*** Data entries
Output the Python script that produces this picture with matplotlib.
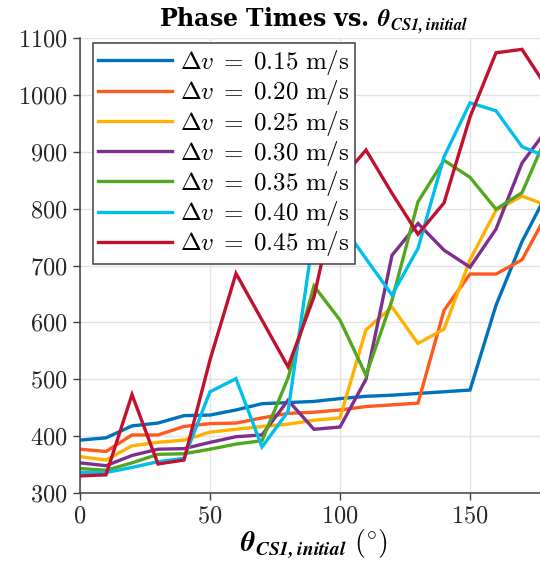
******
*** Data entries
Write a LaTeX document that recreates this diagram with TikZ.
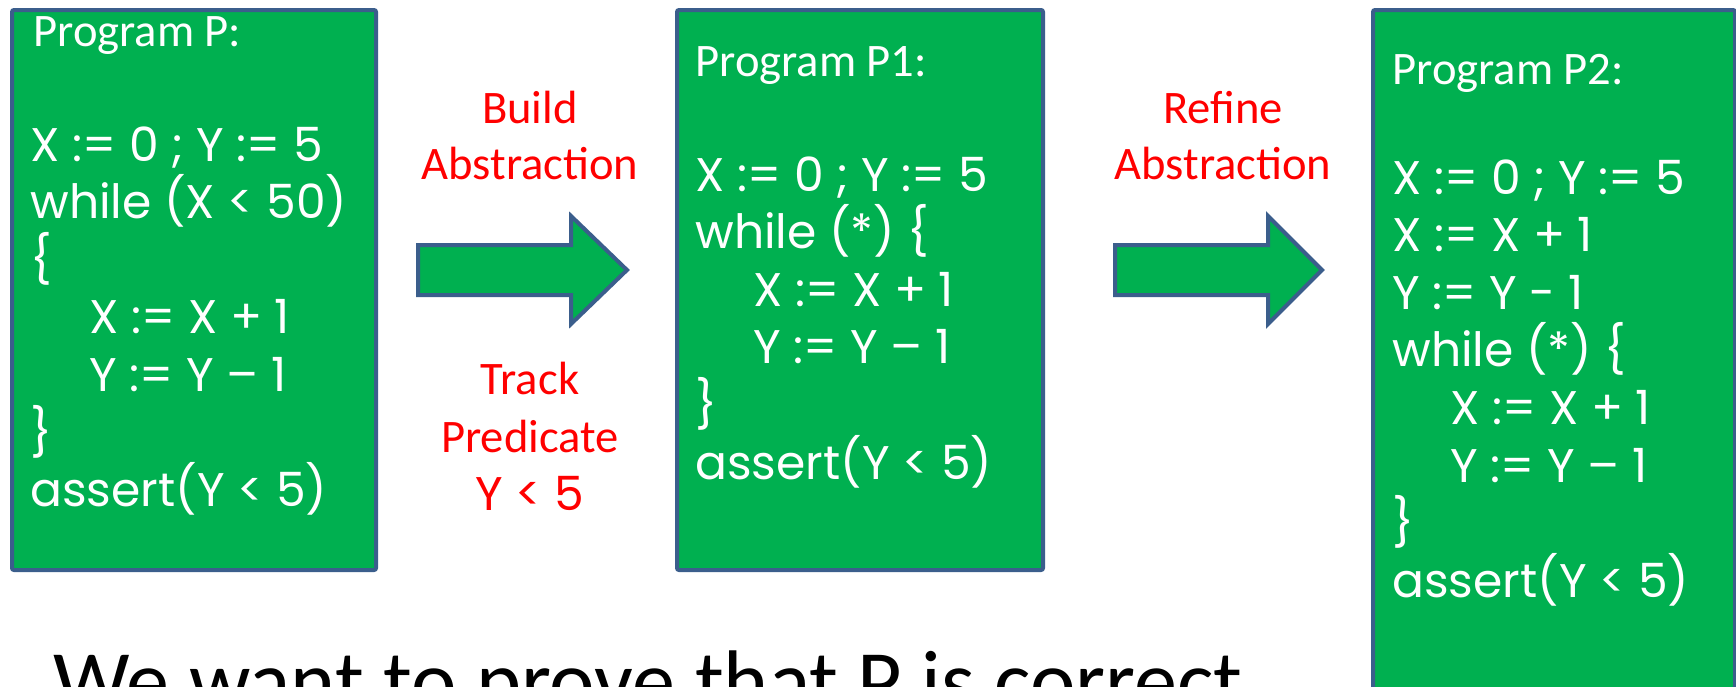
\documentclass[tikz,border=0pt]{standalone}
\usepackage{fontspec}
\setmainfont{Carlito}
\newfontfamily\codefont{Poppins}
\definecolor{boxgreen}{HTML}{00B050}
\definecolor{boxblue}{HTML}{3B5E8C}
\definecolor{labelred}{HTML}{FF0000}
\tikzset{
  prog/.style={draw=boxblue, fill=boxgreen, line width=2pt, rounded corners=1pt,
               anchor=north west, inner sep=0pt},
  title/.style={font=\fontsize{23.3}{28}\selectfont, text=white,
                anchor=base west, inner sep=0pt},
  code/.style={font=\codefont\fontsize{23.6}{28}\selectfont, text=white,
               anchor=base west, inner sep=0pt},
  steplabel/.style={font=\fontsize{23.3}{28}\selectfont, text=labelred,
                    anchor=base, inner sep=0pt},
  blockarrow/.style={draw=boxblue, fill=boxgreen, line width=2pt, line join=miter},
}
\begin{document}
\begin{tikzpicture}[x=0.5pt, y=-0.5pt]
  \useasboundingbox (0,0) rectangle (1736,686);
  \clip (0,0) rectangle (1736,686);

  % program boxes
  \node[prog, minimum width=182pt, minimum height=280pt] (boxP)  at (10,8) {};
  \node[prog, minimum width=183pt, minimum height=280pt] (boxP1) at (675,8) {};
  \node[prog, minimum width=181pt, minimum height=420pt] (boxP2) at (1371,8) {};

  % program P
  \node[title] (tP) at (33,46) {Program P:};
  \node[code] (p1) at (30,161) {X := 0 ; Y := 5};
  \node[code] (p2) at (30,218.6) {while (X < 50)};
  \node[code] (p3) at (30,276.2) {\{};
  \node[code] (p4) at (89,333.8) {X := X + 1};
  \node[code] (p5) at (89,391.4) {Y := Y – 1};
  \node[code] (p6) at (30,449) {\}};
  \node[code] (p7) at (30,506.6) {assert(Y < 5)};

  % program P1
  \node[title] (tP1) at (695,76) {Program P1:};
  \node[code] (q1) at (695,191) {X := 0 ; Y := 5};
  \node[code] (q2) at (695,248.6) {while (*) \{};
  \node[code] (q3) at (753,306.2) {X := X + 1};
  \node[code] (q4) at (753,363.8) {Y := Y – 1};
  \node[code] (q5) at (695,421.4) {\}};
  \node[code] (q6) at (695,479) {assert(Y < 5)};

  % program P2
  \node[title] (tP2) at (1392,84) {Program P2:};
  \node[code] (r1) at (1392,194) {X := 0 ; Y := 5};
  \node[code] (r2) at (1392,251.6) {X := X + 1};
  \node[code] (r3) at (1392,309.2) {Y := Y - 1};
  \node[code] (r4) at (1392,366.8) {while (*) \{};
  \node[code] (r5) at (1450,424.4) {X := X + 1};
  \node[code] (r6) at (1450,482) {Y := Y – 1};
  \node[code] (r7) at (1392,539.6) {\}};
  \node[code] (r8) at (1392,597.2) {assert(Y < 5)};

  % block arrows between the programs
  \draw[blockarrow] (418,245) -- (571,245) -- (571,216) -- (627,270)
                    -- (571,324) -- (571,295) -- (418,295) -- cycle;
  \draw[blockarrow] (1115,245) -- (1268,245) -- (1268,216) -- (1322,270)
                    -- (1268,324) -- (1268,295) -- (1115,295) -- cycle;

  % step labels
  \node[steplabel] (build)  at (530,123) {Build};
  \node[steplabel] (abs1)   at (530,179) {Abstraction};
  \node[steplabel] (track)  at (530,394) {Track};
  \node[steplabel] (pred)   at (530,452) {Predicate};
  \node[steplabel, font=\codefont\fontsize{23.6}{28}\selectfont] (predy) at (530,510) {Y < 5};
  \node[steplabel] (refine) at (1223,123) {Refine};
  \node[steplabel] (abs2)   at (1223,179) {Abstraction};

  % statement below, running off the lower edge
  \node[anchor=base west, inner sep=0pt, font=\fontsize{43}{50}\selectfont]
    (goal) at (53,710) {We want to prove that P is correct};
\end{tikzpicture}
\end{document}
******
◆ Written task ◆
Each line of the material that holds the string "this" counts once; give the total alone.

◆ Written response ◆
2